> Your goal
Give the data below again exactly as it stands. Omit the pictures.

BEGIN Recorded information

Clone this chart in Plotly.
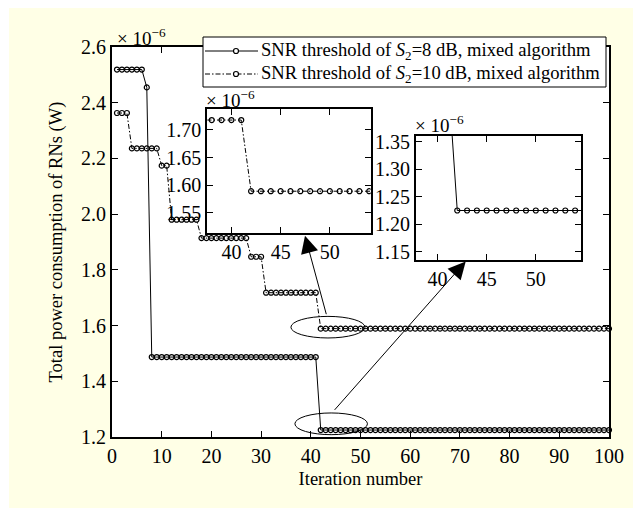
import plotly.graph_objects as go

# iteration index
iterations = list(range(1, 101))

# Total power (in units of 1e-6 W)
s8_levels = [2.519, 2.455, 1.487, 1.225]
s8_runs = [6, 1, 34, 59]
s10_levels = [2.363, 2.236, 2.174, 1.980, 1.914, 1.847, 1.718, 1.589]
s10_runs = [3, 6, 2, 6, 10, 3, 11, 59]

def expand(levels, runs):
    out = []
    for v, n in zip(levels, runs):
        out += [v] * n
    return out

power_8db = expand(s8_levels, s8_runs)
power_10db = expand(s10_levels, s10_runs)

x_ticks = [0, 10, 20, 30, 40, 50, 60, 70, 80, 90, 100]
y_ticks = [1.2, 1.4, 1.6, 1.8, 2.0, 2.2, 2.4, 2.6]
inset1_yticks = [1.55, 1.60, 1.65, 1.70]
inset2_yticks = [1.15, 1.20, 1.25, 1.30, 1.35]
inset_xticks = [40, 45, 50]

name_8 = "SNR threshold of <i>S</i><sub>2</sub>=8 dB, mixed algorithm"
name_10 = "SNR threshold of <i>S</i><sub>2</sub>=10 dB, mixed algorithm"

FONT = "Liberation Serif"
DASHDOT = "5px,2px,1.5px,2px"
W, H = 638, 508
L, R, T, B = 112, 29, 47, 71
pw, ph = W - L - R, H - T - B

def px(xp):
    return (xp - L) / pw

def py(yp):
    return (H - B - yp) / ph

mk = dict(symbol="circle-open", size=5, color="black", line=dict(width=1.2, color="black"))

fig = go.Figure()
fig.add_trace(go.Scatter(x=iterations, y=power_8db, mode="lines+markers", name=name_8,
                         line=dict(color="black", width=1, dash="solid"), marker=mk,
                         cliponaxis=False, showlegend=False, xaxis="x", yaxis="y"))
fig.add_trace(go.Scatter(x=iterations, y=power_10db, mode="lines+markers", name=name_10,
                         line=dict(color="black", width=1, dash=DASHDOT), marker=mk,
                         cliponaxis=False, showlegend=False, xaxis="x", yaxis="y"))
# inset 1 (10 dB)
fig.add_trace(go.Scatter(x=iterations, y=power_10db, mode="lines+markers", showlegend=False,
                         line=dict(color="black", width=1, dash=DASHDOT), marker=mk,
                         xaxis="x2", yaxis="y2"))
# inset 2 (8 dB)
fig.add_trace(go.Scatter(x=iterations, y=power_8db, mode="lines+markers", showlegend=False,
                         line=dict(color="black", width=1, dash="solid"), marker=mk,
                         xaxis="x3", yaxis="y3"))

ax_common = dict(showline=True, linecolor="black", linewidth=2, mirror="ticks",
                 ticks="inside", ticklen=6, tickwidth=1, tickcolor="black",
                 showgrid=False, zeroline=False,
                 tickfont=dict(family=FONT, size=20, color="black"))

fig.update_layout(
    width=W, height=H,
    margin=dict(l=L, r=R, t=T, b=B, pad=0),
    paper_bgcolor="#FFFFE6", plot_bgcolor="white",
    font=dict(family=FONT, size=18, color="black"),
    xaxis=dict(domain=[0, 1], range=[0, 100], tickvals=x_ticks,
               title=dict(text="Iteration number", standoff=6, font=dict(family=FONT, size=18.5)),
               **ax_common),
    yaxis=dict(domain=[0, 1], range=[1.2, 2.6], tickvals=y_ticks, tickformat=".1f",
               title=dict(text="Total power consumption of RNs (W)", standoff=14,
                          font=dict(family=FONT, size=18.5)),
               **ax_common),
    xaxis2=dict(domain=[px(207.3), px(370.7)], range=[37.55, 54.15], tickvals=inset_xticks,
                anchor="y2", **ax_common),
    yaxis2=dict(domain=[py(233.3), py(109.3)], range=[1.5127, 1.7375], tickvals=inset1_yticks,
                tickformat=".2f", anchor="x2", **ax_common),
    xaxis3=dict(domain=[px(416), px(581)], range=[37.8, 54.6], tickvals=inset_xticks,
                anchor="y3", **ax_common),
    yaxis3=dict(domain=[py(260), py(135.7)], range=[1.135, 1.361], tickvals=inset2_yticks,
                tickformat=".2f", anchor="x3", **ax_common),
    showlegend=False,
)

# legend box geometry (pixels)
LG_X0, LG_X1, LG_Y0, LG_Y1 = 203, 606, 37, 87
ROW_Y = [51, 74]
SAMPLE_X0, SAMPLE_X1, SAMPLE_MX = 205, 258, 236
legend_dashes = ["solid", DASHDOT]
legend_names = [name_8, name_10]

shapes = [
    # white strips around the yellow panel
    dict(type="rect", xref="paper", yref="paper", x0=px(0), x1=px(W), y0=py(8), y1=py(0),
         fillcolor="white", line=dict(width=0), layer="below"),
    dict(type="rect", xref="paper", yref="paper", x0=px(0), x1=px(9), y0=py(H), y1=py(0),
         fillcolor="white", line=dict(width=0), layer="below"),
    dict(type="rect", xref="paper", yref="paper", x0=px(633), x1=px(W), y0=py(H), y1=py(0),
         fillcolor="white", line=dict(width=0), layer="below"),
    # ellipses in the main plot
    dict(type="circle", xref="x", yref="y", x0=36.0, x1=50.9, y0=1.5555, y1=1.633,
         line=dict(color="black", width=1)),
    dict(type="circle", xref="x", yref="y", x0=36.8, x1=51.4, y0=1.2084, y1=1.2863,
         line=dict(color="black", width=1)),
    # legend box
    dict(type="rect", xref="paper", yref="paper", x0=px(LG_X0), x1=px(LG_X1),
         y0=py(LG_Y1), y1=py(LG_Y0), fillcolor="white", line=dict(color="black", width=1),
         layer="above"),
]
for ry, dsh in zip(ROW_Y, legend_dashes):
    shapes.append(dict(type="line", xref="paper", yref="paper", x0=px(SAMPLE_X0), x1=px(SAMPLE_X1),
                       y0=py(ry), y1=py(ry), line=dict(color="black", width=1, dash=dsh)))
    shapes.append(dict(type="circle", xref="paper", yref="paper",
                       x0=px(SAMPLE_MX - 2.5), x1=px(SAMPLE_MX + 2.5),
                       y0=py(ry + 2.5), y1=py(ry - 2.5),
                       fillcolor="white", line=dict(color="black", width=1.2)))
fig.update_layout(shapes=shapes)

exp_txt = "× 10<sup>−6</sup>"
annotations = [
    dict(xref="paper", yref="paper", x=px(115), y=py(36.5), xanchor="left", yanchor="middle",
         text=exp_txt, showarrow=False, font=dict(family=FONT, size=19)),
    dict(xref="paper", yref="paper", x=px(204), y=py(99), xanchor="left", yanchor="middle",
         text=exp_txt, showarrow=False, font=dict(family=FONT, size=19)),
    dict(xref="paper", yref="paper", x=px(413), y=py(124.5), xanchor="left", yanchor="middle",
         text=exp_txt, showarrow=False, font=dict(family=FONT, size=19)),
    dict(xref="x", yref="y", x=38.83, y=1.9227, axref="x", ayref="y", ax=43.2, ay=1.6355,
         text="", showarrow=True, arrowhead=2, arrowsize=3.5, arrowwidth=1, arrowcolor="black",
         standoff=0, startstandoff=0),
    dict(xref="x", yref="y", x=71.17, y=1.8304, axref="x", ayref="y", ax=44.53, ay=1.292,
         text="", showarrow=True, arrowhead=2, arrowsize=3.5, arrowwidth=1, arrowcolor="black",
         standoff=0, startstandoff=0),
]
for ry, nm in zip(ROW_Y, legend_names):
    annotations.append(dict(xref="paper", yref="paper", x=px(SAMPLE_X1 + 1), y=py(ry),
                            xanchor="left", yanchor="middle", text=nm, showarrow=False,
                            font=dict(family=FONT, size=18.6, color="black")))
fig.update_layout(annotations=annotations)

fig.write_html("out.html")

END Recorded information

> Solution to the exercise
Clone this chart in Plotly.
import plotly.graph_objects as go

# iteration index
iterations = list(range(1, 101))

# Total power (in units of 1e-6 W)
s8_levels = [2.519, 2.455, 1.487, 1.225]
s8_runs = [6, 1, 34, 59]
s10_levels = [2.363, 2.236, 2.174, 1.980, 1.914, 1.847, 1.718, 1.589]
s10_runs = [3, 6, 2, 6, 10, 3, 11, 59]

def expand(levels, runs):
    out = []
    for v, n in zip(levels, runs):
        out += [v] * n
    return out

power_8db = expand(s8_levels, s8_runs)
power_10db = expand(s10_levels, s10_runs)

x_ticks = [0, 10, 20, 30, 40, 50, 60, 70, 80, 90, 100]
y_ticks = [1.2, 1.4, 1.6, 1.8, 2.0, 2.2, 2.4, 2.6]
inset1_yticks = [1.55, 1.60, 1.65, 1.70]
inset2_yticks = [1.15, 1.20, 1.25, 1.30, 1.35]
inset_xticks = [40, 45, 50]

name_8 = "SNR threshold of <i>S</i><sub>2</sub>=8 dB, mixed algorithm"
name_10 = "SNR threshold of <i>S</i><sub>2</sub>=10 dB, mixed algorithm"

FONT = "Liberation Serif"
DASHDOT = "5px,2px,1.5px,2px"
W, H = 638, 508
L, R, T, B = 112, 29, 47, 71
pw, ph = W - L - R, H - T - B

def px(xp):
    return (xp - L) / pw

def py(yp):
    return (H - B - yp) / ph

mk = dict(symbol="circle-open", size=5, color="black", line=dict(width=1.2, color="black"))

fig = go.Figure()
fig.add_trace(go.Scatter(x=iterations, y=power_8db, mode="lines+markers", name=name_8,
                         line=dict(color="black", width=1, dash="solid"), marker=mk,
                         cliponaxis=False, showlegend=False, xaxis="x", yaxis="y"))
fig.add_trace(go.Scatter(x=iterations, y=power_10db, mode="lines+markers", name=name_10,
                         line=dict(color="black", width=1, dash=DASHDOT), marker=mk,
                         cliponaxis=False, showlegend=False, xaxis="x", yaxis="y"))
# inset 1 (10 dB)
fig.add_trace(go.Scatter(x=iterations, y=power_10db, mode="lines+markers", showlegend=False,
                         line=dict(color="black", width=1, dash=DASHDOT), marker=mk,
                         xaxis="x2", yaxis="y2"))
# inset 2 (8 dB)
fig.add_trace(go.Scatter(x=iterations, y=power_8db, mode="lines+markers", showlegend=False,
                         line=dict(color="black", width=1, dash="solid"), marker=mk,
                         xaxis="x3", yaxis="y3"))

ax_common = dict(showline=True, linecolor="black", linewidth=2, mirror="ticks",
                 ticks="inside", ticklen=6, tickwidth=1, tickcolor="black",
                 showgrid=False, zeroline=False,
                 tickfont=dict(family=FONT, size=20, color="black"))

fig.update_layout(
    width=W, height=H,
    margin=dict(l=L, r=R, t=T, b=B, pad=0),
    paper_bgcolor="#FFFFE6", plot_bgcolor="white",
    font=dict(family=FONT, size=18, color="black"),
    xaxis=dict(domain=[0, 1], range=[0, 100], tickvals=x_ticks,
               title=dict(text="Iteration number", standoff=6, font=dict(family=FONT, size=18.5)),
               **ax_common),
    yaxis=dict(domain=[0, 1], range=[1.2, 2.6], tickvals=y_ticks, tickformat=".1f",
               title=dict(text="Total power consumption of RNs (W)", standoff=14,
                          font=dict(family=FONT, size=18.5)),
               **ax_common),
    xaxis2=dict(domain=[px(207.3), px(370.7)], range=[37.55, 54.15], tickvals=inset_xticks,
                anchor="y2", **ax_common),
    yaxis2=dict(domain=[py(233.3), py(109.3)], range=[1.5127, 1.7375], tickvals=inset1_yticks,
                tickformat=".2f", anchor="x2", **ax_common),
    xaxis3=dict(domain=[px(416), px(581)], range=[37.8, 54.6], tickvals=inset_xticks,
                anchor="y3", **ax_common),
    yaxis3=dict(domain=[py(260), py(135.7)], range=[1.135, 1.361], tickvals=inset2_yticks,
                tickformat=".2f", anchor="x3", **ax_common),
    showlegend=False,
)

# legend box geometry (pixels)
LG_X0, LG_X1, LG_Y0, LG_Y1 = 203, 606, 37, 87
ROW_Y = [51, 74]
SAMPLE_X0, SAMPLE_X1, SAMPLE_MX = 205, 258, 236
legend_dashes = ["solid", DASHDOT]
legend_names = [name_8, name_10]

shapes = [
    # white strips around the yellow panel
    dict(type="rect", xref="paper", yref="paper", x0=px(0), x1=px(W), y0=py(8), y1=py(0),
         fillcolor="white", line=dict(width=0), layer="below"),
    dict(type="rect", xref="paper", yref="paper", x0=px(0), x1=px(9), y0=py(H), y1=py(0),
         fillcolor="white", line=dict(width=0), layer="below"),
    dict(type="rect", xref="paper", yref="paper", x0=px(633), x1=px(W), y0=py(H), y1=py(0),
         fillcolor="white", line=dict(width=0), layer="below"),
    # ellipses in the main plot
    dict(type="circle", xref="x", yref="y", x0=36.0, x1=50.9, y0=1.5555, y1=1.633,
         line=dict(color="black", width=1)),
    dict(type="circle", xref="x", yref="y", x0=36.8, x1=51.4, y0=1.2084, y1=1.2863,
         line=dict(color="black", width=1)),
    # legend box
    dict(type="rect", xref="paper", yref="paper", x0=px(LG_X0), x1=px(LG_X1),
         y0=py(LG_Y1), y1=py(LG_Y0), fillcolor="white", line=dict(color="black", width=1),
         layer="above"),
]
for ry, dsh in zip(ROW_Y, legend_dashes):
    shapes.append(dict(type="line", xref="paper", yref="paper", x0=px(SAMPLE_X0), x1=px(SAMPLE_X1),
                       y0=py(ry), y1=py(ry), line=dict(color="black", width=1, dash=dsh)))
    shapes.append(dict(type="circle", xref="paper", yref="paper",
                       x0=px(SAMPLE_MX - 2.5), x1=px(SAMPLE_MX + 2.5),
                       y0=py(ry + 2.5), y1=py(ry - 2.5),
                       fillcolor="white", line=dict(color="black", width=1.2)))
fig.update_layout(shapes=shapes)

exp_txt = "× 10<sup>−6</sup>"
annotations = [
    dict(xref="paper", yref="paper", x=px(115), y=py(36.5), xanchor="left", yanchor="middle",
         text=exp_txt, showarrow=False, font=dict(family=FONT, size=19)),
    dict(xref="paper", yref="paper", x=px(204), y=py(99), xanchor="left", yanchor="middle",
         text=exp_txt, showarrow=False, font=dict(family=FONT, size=19)),
    dict(xref="paper", yref="paper", x=px(413), y=py(124.5), xanchor="left", yanchor="middle",
         text=exp_txt, showarrow=False, font=dict(family=FONT, size=19)),
    dict(xref="x", yref="y", x=38.83, y=1.9227, axref="x", ayref="y", ax=43.2, ay=1.6355,
         text="", showarrow=True, arrowhead=2, arrowsize=3.5, arrowwidth=1, arrowcolor="black",
         standoff=0, startstandoff=0),
    dict(xref="x", yref="y", x=71.17, y=1.8304, axref="x", ayref="y", ax=44.53, ay=1.292,
         text="", showarrow=True, arrowhead=2, arrowsize=3.5, arrowwidth=1, arrowcolor="black",
         standoff=0, startstandoff=0),
]
for ry, nm in zip(ROW_Y, legend_names):
    annotations.append(dict(xref="paper", yref="paper", x=px(SAMPLE_X1 + 1), y=py(ry),
                            xanchor="left", yanchor="middle", text=nm, showarrow=False,
                            font=dict(family=FONT, size=18.6, color="black")))
fig.update_layout(annotations=annotations)

fig.write_html("out.html")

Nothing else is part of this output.